* **Data provided**

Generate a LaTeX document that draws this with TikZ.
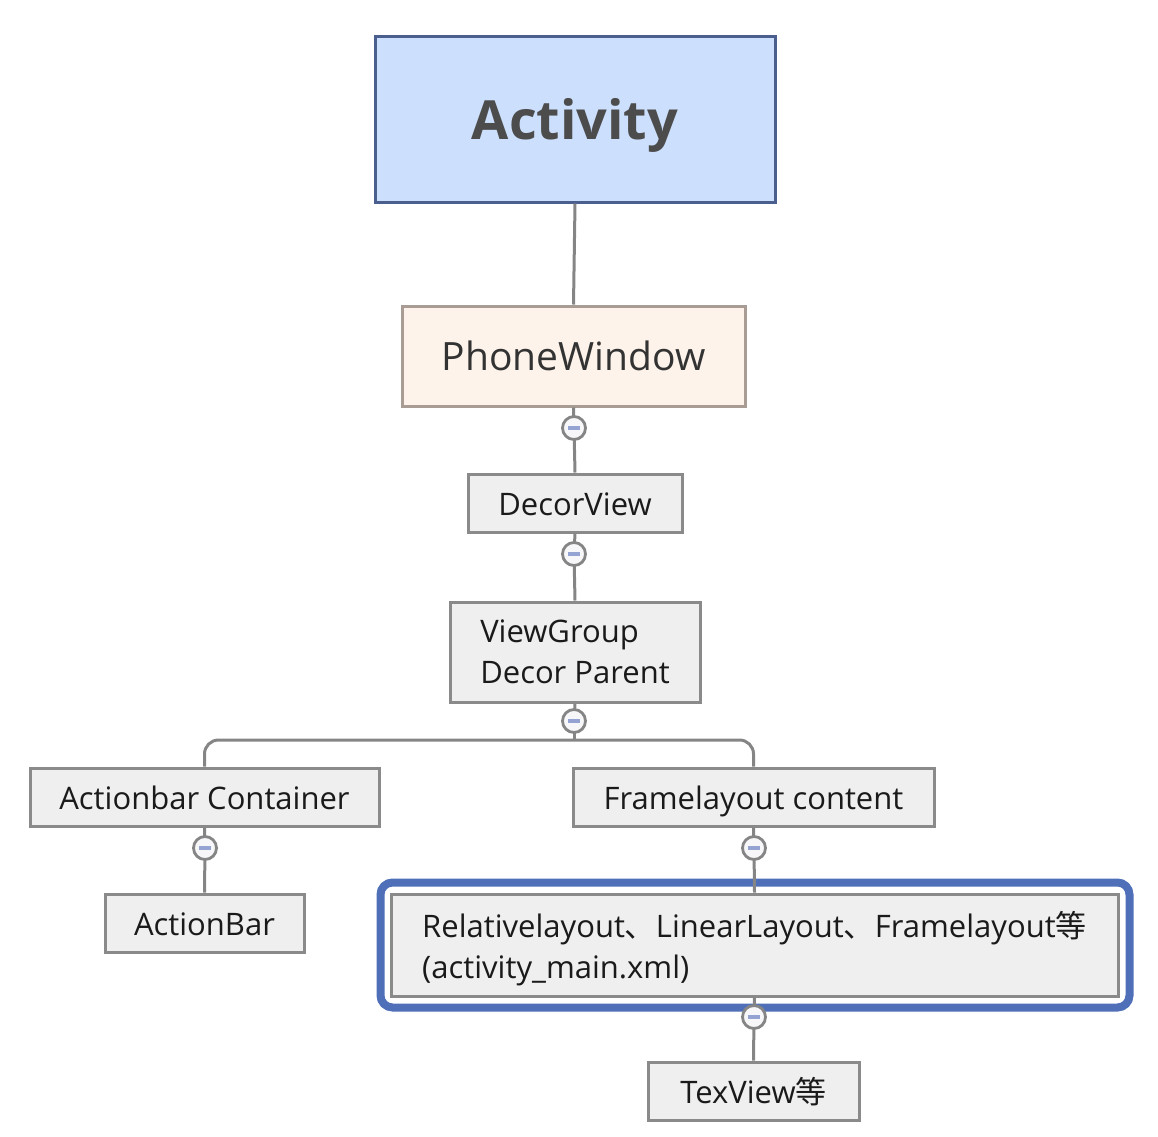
--
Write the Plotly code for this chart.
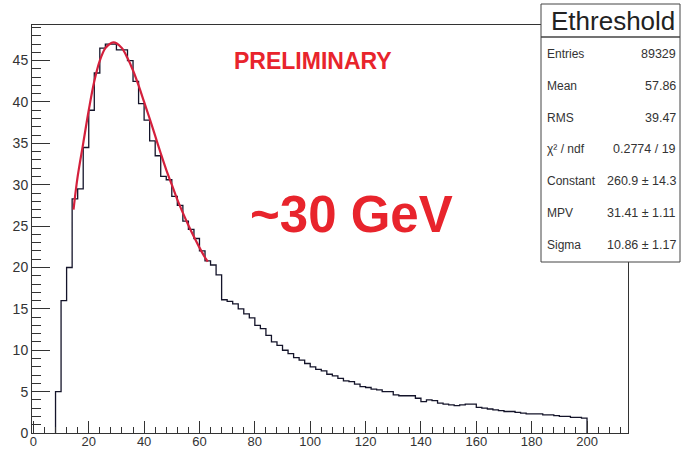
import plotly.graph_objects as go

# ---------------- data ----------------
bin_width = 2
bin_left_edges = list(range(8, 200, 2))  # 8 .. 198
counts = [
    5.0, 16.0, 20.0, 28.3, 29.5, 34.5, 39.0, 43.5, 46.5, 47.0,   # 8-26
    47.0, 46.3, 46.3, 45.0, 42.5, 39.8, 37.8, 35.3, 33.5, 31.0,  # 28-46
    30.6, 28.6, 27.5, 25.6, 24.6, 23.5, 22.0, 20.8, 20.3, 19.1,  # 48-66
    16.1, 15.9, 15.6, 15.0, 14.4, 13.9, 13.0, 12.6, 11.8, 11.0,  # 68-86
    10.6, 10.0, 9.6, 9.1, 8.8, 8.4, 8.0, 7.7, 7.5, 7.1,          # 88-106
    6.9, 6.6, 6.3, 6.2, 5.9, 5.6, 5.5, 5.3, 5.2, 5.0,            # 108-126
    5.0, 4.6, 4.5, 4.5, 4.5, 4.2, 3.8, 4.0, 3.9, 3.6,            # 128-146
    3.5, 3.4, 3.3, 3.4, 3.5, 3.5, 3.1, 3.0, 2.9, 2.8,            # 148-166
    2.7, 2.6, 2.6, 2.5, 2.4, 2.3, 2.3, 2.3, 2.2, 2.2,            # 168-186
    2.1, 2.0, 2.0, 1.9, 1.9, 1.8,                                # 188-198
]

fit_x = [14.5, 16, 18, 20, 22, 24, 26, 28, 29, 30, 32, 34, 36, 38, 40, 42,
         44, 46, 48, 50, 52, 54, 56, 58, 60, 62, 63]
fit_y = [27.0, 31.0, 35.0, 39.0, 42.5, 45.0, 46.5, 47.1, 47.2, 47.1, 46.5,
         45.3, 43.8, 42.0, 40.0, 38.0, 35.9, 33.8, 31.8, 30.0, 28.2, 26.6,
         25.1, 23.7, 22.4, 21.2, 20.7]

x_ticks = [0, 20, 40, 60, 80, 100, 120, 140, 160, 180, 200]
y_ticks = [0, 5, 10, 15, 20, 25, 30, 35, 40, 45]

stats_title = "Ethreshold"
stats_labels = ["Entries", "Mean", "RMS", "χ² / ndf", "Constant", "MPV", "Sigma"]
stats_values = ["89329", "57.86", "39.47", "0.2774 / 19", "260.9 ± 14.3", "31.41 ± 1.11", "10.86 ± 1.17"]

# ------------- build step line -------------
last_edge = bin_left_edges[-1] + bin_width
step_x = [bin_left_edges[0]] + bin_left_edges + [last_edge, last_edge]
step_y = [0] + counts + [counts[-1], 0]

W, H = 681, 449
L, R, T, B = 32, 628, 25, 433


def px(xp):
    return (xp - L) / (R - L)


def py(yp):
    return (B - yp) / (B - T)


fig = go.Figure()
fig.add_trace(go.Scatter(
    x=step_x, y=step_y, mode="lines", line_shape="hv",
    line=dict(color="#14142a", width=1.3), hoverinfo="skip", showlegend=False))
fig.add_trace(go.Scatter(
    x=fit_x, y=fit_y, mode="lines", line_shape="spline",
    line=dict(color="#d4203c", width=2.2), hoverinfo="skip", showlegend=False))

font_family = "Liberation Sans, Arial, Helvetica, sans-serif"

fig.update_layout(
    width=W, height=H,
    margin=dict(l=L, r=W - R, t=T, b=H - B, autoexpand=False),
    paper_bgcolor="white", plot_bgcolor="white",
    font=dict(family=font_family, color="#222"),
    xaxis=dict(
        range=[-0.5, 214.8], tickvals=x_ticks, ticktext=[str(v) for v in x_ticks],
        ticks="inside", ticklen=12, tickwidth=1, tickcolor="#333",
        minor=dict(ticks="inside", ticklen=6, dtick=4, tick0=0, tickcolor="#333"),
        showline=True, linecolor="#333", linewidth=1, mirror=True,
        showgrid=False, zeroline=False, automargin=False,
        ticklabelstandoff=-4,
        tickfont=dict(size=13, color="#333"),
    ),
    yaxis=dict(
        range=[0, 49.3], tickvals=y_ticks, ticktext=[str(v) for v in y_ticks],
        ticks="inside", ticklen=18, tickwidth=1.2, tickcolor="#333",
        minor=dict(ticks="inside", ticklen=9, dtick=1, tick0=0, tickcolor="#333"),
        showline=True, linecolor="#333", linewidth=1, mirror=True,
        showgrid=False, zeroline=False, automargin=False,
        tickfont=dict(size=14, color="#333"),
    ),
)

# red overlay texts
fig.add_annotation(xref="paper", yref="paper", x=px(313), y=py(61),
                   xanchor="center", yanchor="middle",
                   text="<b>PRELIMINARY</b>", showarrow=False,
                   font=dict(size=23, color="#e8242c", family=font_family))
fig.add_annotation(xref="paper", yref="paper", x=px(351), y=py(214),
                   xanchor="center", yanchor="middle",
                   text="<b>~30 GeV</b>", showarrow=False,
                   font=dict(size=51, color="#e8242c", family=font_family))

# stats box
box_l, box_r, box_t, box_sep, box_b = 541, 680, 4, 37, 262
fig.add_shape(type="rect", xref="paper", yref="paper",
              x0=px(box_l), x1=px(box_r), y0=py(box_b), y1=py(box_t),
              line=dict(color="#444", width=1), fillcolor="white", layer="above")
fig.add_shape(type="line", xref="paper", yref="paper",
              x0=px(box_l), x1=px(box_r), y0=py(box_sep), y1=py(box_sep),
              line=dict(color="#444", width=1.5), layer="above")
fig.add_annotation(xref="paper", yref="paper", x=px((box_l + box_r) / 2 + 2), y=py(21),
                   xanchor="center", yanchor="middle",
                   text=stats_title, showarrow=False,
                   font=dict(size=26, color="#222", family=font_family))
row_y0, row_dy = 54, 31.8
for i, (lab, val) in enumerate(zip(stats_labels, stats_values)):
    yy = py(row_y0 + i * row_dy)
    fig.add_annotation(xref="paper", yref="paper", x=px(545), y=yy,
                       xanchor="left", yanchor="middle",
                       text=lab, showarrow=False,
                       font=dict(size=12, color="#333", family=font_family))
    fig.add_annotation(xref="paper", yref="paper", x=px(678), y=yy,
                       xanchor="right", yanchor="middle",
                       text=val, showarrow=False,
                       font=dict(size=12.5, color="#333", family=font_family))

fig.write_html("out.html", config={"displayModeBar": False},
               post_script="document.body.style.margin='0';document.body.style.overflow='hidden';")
...
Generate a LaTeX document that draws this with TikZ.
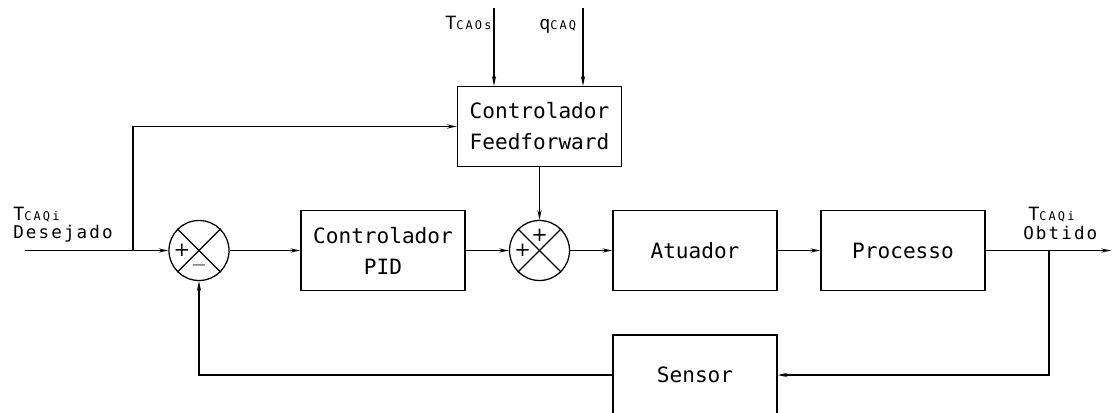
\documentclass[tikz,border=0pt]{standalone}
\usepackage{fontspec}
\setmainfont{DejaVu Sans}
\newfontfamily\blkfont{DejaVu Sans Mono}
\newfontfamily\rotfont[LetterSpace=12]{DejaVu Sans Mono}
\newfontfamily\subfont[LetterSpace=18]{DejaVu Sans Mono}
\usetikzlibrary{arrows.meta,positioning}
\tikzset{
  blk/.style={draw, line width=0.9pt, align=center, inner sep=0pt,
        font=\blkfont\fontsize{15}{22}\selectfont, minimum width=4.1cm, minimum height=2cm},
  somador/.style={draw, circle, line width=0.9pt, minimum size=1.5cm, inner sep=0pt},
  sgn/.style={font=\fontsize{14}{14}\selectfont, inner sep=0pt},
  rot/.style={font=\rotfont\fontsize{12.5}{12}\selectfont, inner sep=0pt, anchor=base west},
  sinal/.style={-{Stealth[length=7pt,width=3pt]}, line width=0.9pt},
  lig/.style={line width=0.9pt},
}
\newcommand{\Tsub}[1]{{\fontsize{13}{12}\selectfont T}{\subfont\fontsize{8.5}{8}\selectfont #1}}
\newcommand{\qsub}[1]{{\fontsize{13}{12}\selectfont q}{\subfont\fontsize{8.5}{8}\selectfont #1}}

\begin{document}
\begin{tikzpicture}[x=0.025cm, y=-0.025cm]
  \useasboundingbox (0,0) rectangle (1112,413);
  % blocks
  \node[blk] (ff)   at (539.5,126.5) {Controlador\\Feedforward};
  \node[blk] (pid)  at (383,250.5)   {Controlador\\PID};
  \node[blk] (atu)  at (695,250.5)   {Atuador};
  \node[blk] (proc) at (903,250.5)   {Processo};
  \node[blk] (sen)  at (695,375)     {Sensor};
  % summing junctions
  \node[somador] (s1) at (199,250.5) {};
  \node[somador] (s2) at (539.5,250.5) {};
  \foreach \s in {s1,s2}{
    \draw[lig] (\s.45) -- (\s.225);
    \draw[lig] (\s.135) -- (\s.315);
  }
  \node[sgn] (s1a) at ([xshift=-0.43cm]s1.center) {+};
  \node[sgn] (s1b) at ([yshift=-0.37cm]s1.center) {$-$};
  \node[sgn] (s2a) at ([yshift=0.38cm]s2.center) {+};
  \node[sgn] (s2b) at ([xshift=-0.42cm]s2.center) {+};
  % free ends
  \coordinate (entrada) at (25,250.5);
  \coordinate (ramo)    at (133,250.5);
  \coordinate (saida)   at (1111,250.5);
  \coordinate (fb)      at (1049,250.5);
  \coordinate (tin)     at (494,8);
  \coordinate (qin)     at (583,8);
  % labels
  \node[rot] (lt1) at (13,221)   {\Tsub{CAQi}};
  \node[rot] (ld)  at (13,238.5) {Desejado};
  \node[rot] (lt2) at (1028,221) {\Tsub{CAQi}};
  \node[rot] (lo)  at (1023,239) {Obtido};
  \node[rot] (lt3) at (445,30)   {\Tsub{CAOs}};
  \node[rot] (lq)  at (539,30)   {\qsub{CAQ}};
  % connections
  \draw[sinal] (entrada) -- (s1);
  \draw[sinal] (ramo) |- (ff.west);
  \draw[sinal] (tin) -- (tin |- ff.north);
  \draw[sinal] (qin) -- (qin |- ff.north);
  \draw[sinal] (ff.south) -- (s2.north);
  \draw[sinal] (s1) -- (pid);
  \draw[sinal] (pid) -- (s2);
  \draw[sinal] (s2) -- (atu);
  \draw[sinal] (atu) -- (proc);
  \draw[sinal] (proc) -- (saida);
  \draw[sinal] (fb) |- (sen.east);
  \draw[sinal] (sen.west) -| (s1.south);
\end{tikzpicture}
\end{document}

* **What is expected**
Give again, exactly as written, only the lines that start at the one with "Write the Plotly code for this chart." and end at the one with "import plotly.graph_objects as go", both included. Skip any pictures.

* **Solved problem**
Write the Plotly code for this chart.
import plotly.graph_objects as go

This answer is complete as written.